The Chairman: Thank you very much.
Lord Harries of Pentregarth: I would like to ask a supplementary on an earlier question about commissioning. You said, Councillor Light, that the commissioning process had been unsatisfactory, and one of the reasons you gave was that a lot of the smaller charities lost out. But did you mean more than that? Were there other ways in which it was unsatisfactory? You seemed to suggest—I do not think you really meant it—that it would always be like that. Could you just tease that out a bit?
Councillor Robert Light: If you were to look at the area of local government activity going back to 10 years ago, which was our weakest, how we commissioned and procured services was certainly one of our weaker areas as a sector. Local government recognises that across all fields and has been working through some of the easy stuff on procurement and some of the hard stuff on procurement to improve that. That is a journey we are still on because the stakes have got higher in terms of the financial issues we have to face.
As to whether we are better than we were 10 years ago, I would say hugely, and across every field. Do we get all the procurement and commissioning aspects of our social care commissioning right? No, we do not, but we are getting better at it. Are we looking at doing things differently? Look at the tri-boroughs in London. That is one good example of three boroughs coming together and trying to do that in a combined authority approach in many ways to try to get that procurement and purchasing of what we need better and more effective. We have come a huge way from where we were, but are we where we want to be? No, we are not. We need to keep pressing. It is up to local leaders to keep ensuring that we do keep pressing that one.
The Chairman: We now come to Lord Lupton’s question.
Q149 Lord Lupton: This is the silver bullet you can give us. What one recommendation should the Committee make regarding the charity sector and its relationship with local government?
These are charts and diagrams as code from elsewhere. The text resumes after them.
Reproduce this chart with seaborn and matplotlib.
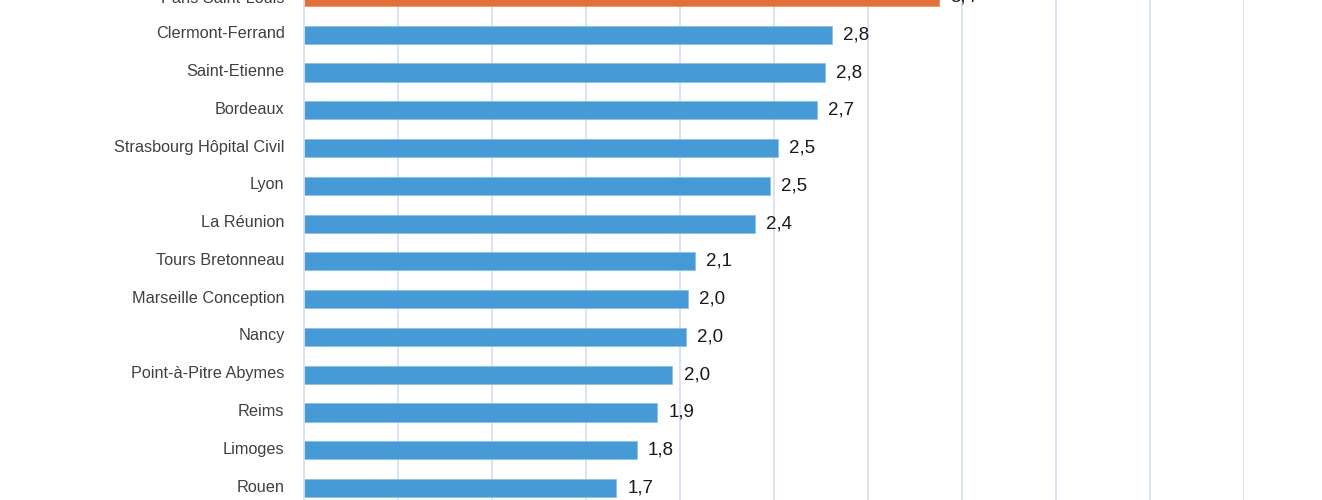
import matplotlib
matplotlib.use("Agg")
import matplotlib.pyplot as plt
import matplotlib.transforms as mtransforms
import seaborn as sns

hospitals = ["Paris Saint-Louis", "Clermont-Ferrand", "Saint-Etienne", "Bordeaux",
             "Strasbourg Hôpital Civil", "Lyon", "La Réunion", "Tours Bretonneau",
             "Marseille Conception", "Nancy", "Point-à-Pitre Abymes", "Reims",
             "Limoges", "Rouen"]
values = [3.38, 2.81, 2.77, 2.73, 2.52, 2.48, 2.40, 2.08, 2.04, 2.03, 1.96, 1.88, 1.77, 1.66]
highlight = "Paris Saint-Louis"

blue = "#469BD7"
orange = "#E2703A"
colors = {h: (orange if h == highlight else blue) for h in hospitals}

sns.set_style("white")
plt.rcParams["font.family"] = ["Liberation Sans", "DejaVu Sans"]

fig = plt.figure(figsize=(13.22, 5.0), dpi=100)
ax = fig.add_axes([0.23, 0.0, 0.711, 1.0])

sns.barplot(x=values, y=hospitals, hue=hospitals, palette=colors, orient="h",
            width=0.48, legend=False, ax=ax, saturation=1,
            edgecolor="#8DC0E8", linewidth=0.6)
for p, h in zip(ax.patches, hospitals):
    if h == highlight:
        p.set_edgecolor("#F09060")

# axes taller than the figure: the chart is a crop of a larger one
px_per_cat = 37.8
top_px = -3 - 0.5 * px_per_cat
bottom_px = 488 + 0.5 * px_per_cat
ax.set_position([304 / 1322, (500 - bottom_px) / 500, 940 / 1322, (bottom_px - top_px) / 500])
ax.set_ylim(len(hospitals) - 0.5, -0.5)
ax.set_xlim(0, 5)
ax.set_xticks([i * 0.5 for i in range(11)])

ax.xaxis.grid(True, color="#D5E1F2", linewidth=1.3)
ax.set_axisbelow(True)
for s in ["top", "right", "bottom"]:
    ax.spines[s].set_visible(False)
ax.spines["left"].set_color("#D5E1F2")
ax.spines["left"].set_linewidth(1.3)

ax.tick_params(axis="x", length=0, labelbottom=False)
ax.tick_params(axis="y", length=0, pad=14, labelsize=11.7, labelcolor="#404040")
# nudge category labels up a little, like the original (top one stays so its cut part shows)
shift = mtransforms.ScaledTranslation(0, 2.5 / 100, fig.dpi_scale_trans)
for t in ax.get_yticklabels()[1:]:
    t.set_transform(t.get_transform() + shift)
ax.set_xlabel("")
ax.set_ylabel("")

for cont in ax.containers:
    ax.bar_label(cont, labels=[f"{v:.1f}".replace(".", ",") for v in cont.datavalues],
                 padding=8, fontsize=13.5, color="#1a1a1a")

fig.savefig("out.png", dpi=100)
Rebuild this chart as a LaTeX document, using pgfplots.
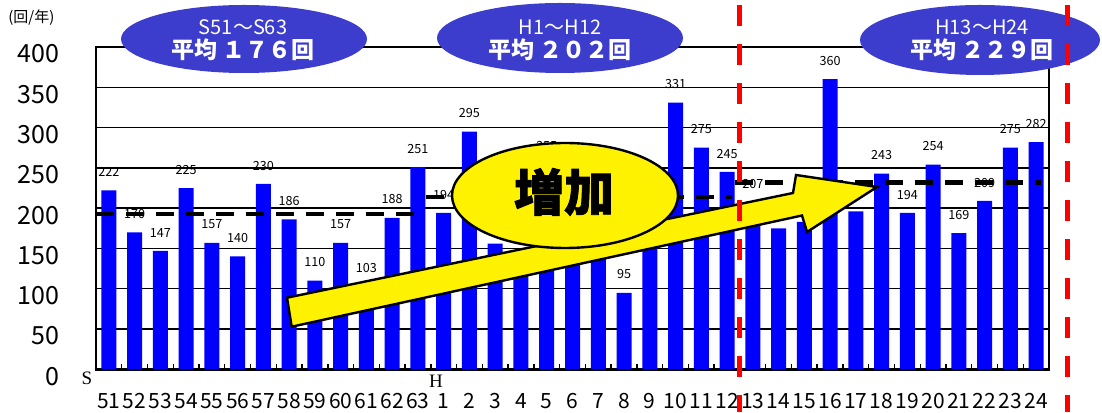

Daniel Hurford: Only one? It is around the risk that we talked about—the growing approach to commissioning, regionalisation and the pooling of contracts. That is for the charitable sector, the third sector, to retain its USP, for want of a better description, to retain its roots in the community and not to become too detached from that. At the end of the day, they will just become another public service delivery body and will not have the original value that they brought. They become corporate bodies rather than community bodies. That is the key essence: while balancing the need to go bigger, they need to remain local wherever possible.
Councillor Robert Light: To add to that—that is a very important recommendation—to embrace the monitoring and evaluation of activities, because it is important, both for the design of service provision but also the delivery of service provision, and that has not always been there as a priority. It is also to ensure that they maintain that intelligence within our communities and share the data, because that is really important.
The Chairman: On behalf of the Committee, I thank you very much indeed for coming to see us this afternoon and for your most interesting and illuminating answers.